** START INPUT **

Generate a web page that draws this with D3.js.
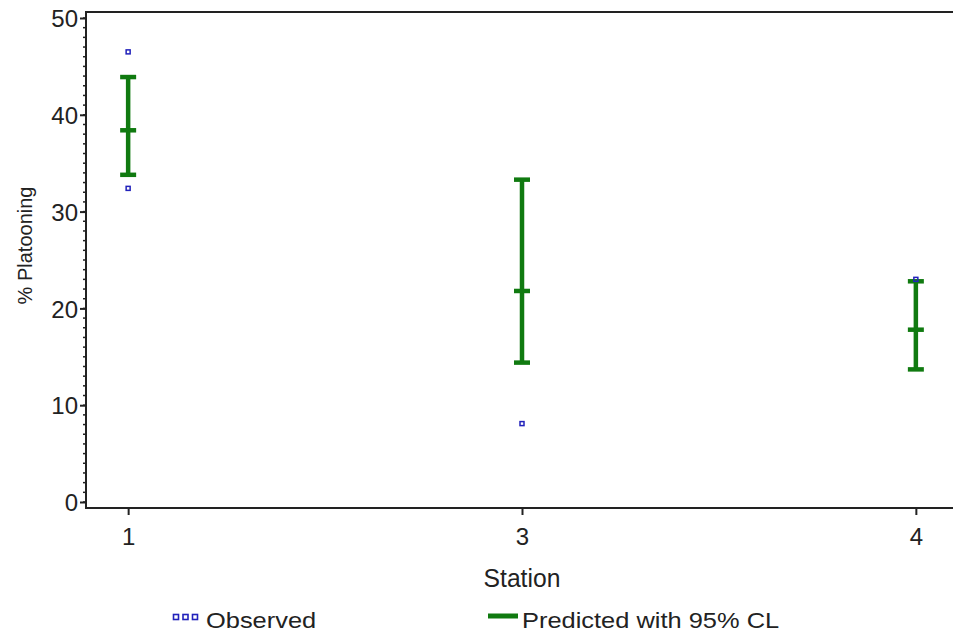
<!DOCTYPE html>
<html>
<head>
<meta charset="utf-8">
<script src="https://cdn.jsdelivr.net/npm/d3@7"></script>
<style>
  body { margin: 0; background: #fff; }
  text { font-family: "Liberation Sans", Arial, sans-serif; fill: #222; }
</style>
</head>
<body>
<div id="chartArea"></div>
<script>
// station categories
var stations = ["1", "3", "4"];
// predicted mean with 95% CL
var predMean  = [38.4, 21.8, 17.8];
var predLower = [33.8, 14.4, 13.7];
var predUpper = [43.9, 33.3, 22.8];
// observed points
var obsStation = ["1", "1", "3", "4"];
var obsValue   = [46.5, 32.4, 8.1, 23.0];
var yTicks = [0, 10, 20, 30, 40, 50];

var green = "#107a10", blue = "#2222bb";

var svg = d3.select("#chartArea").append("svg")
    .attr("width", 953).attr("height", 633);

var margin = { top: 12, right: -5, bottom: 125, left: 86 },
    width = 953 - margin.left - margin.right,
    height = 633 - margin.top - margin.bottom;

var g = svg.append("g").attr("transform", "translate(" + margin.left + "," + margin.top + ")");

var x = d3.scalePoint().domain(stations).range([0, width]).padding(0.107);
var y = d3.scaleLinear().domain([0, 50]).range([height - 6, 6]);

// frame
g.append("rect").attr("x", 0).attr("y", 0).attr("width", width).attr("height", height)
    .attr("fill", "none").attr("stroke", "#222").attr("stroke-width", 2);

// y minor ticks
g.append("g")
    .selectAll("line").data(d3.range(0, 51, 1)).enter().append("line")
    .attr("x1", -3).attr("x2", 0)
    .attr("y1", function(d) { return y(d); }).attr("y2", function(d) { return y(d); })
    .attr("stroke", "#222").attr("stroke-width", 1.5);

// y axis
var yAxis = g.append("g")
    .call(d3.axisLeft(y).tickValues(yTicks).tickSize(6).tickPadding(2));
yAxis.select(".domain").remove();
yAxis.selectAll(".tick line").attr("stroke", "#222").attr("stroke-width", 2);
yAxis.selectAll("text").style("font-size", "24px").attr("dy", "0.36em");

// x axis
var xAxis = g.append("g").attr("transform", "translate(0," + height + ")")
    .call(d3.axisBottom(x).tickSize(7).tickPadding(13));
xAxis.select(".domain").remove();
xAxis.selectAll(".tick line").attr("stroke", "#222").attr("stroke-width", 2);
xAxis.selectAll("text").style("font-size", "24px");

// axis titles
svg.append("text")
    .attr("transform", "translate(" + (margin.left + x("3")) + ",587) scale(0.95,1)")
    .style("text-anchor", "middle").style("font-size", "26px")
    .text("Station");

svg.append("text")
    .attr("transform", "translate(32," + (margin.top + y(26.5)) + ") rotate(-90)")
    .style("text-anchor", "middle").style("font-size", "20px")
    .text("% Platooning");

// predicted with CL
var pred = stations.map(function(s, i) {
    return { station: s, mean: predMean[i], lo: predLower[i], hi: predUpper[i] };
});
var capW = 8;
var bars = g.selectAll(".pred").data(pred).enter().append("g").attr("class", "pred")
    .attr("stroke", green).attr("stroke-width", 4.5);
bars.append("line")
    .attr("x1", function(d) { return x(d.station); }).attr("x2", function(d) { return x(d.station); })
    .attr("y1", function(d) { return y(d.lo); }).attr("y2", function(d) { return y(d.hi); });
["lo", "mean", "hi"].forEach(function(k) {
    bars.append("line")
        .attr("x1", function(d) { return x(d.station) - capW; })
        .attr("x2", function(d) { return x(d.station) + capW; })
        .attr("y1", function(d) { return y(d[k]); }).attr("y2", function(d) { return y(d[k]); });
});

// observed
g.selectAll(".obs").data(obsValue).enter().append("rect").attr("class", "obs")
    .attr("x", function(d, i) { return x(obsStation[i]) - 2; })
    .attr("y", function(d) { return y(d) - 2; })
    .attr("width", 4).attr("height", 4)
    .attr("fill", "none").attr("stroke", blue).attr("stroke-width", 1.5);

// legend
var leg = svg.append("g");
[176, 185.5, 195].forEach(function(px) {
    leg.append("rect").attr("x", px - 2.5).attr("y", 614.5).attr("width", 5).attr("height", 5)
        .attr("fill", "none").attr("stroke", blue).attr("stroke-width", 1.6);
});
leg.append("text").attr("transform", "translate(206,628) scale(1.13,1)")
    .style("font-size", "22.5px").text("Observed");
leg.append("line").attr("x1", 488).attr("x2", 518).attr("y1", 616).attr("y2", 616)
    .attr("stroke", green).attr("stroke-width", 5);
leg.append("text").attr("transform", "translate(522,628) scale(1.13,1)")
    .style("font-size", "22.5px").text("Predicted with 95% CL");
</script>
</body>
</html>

** END INPUT **
** START INPUT **

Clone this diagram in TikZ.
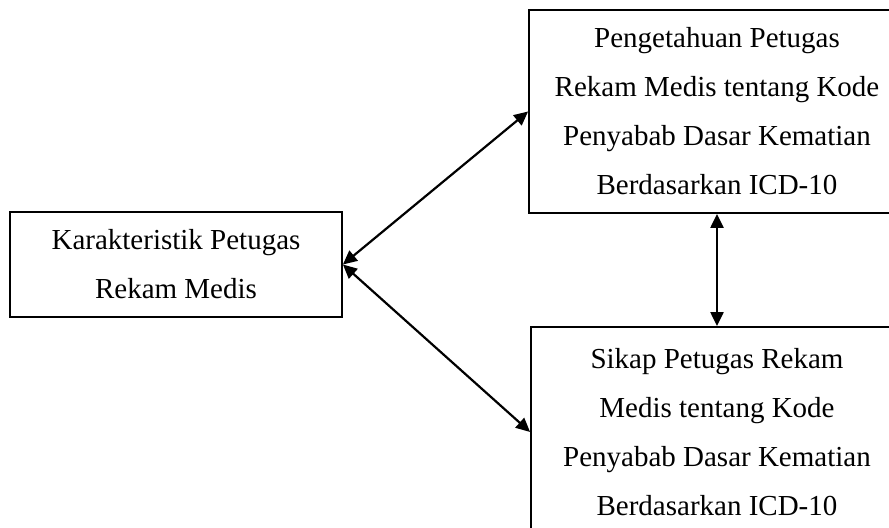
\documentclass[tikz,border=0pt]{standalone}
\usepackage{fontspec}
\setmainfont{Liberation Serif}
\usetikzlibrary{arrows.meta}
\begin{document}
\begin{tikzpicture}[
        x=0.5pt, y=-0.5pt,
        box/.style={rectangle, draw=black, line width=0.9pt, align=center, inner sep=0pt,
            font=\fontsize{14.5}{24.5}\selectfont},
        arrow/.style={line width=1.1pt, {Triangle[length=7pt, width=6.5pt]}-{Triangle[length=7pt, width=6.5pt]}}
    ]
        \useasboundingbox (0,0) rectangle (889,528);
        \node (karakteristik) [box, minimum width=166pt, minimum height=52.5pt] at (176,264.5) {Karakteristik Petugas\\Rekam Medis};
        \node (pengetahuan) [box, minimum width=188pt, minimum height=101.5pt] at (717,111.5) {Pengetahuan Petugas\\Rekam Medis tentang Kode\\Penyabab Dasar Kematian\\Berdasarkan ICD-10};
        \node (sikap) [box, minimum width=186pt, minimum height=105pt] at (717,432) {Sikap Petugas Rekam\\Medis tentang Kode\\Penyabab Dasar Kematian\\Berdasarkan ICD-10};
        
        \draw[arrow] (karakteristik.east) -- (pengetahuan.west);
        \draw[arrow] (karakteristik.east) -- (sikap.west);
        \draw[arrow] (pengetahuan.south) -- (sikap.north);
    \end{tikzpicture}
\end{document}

** END INPUT **

*REQUIREMENTS*. Output exactly the lines above, from the line with "Generate a web" to the line with "height = 633", both included; skip the pictures.

*OUTPUT OF THE TASK*.
Generate a web page that draws this with D3.js.
<!DOCTYPE html>
<html>
<head>
<meta charset="utf-8">
<script src="https://cdn.jsdelivr.net/npm/d3@7"></script>
<style>
  body { margin: 0; background: #fff; }
  text { font-family: "Liberation Sans", Arial, sans-serif; fill: #222; }
</style>
</head>
<body>
<div id="chartArea"></div>
<script>
// station categories
var stations = ["1", "3", "4"];
// predicted mean with 95% CL
var predMean  = [38.4, 21.8, 17.8];
var predLower = [33.8, 14.4, 13.7];
var predUpper = [43.9, 33.3, 22.8];
// observed points
var obsStation = ["1", "1", "3", "4"];
var obsValue   = [46.5, 32.4, 8.1, 23.0];
var yTicks = [0, 10, 20, 30, 40, 50];

var green = "#107a10", blue = "#2222bb";

var svg = d3.select("#chartArea").append("svg")
    .attr("width", 953).attr("height", 633);

var margin = { top: 12, right: -5, bottom: 125, left: 86 },
    width = 953 - margin.left - margin.right,
    height = 633 - margin.top - margin.bottom;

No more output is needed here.